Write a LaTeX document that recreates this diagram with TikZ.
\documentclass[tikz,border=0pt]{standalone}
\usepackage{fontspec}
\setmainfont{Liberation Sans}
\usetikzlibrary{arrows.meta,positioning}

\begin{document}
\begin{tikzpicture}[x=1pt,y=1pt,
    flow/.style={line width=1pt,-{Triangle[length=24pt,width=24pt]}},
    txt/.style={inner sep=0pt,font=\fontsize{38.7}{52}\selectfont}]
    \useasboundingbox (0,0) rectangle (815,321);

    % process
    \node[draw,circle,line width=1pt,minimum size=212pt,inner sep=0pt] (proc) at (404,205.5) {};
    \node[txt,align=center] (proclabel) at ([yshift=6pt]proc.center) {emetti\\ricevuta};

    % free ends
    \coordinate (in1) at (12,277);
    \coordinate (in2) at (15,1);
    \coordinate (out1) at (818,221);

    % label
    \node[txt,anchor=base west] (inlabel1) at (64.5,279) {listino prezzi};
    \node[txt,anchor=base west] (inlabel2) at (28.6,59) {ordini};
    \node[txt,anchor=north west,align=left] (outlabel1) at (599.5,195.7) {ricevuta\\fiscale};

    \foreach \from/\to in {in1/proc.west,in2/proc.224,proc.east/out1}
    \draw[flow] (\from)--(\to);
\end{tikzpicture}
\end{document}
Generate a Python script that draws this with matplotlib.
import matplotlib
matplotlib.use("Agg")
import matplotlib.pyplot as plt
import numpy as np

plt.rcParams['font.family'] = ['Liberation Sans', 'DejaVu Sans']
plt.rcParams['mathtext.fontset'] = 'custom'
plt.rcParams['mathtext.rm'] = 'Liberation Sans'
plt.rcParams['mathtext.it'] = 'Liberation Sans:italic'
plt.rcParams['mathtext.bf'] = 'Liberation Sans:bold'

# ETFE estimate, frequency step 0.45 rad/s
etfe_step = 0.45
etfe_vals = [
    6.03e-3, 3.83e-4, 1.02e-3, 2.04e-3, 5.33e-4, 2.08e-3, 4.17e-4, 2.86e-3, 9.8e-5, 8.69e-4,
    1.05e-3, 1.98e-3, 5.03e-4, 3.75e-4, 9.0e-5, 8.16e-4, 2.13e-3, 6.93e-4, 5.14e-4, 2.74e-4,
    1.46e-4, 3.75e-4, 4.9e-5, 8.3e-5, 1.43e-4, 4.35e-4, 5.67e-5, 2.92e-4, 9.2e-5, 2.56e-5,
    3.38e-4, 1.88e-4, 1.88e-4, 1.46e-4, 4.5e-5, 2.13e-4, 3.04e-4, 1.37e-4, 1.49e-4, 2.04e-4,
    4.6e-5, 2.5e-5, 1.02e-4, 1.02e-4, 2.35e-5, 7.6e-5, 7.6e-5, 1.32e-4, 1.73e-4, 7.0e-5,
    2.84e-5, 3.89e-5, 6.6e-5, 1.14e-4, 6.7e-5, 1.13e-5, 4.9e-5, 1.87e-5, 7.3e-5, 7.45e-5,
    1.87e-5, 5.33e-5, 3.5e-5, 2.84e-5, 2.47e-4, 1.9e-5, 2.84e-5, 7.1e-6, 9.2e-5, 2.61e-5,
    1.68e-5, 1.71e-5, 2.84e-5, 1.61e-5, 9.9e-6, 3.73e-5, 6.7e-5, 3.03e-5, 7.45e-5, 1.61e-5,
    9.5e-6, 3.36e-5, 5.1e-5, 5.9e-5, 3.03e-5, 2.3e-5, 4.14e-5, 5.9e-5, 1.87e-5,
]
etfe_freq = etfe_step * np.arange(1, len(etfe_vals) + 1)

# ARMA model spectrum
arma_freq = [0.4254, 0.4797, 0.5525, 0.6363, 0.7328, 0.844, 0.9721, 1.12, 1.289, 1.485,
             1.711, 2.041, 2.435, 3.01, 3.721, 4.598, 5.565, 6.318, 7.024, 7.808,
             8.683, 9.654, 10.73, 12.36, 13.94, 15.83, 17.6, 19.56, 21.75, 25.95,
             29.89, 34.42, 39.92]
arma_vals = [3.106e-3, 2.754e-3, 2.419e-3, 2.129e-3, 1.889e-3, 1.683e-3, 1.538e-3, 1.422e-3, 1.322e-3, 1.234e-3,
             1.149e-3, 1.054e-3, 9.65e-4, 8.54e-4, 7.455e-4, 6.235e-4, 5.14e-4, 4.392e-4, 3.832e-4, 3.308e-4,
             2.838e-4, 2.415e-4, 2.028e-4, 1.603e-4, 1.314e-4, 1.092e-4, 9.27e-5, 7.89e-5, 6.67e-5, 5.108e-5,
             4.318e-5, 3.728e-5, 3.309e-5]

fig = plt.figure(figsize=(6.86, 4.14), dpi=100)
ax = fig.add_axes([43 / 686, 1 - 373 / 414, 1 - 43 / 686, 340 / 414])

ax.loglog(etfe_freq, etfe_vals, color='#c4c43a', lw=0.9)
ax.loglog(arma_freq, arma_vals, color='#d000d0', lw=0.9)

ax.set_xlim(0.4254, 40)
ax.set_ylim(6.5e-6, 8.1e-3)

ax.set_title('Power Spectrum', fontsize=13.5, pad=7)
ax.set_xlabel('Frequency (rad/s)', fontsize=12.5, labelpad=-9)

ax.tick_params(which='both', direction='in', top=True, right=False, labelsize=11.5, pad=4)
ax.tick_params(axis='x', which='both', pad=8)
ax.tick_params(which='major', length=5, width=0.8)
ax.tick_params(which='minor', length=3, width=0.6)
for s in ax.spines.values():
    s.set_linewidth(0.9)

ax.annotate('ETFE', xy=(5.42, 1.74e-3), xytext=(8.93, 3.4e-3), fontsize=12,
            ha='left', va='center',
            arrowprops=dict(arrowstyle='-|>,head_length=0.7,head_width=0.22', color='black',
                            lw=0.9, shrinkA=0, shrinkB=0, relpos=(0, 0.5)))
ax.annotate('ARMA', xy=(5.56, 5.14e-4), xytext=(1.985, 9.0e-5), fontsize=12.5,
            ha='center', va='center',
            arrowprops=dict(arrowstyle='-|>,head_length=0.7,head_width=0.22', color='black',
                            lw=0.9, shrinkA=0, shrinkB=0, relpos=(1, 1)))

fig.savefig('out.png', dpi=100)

__Work instructions__
Search the records for the string "that" and return every line in which it occurs.

__Exercise result__
Write a LaTeX document that recreates this diagram with TikZ.
Generate a Python script that draws this with matplotlib.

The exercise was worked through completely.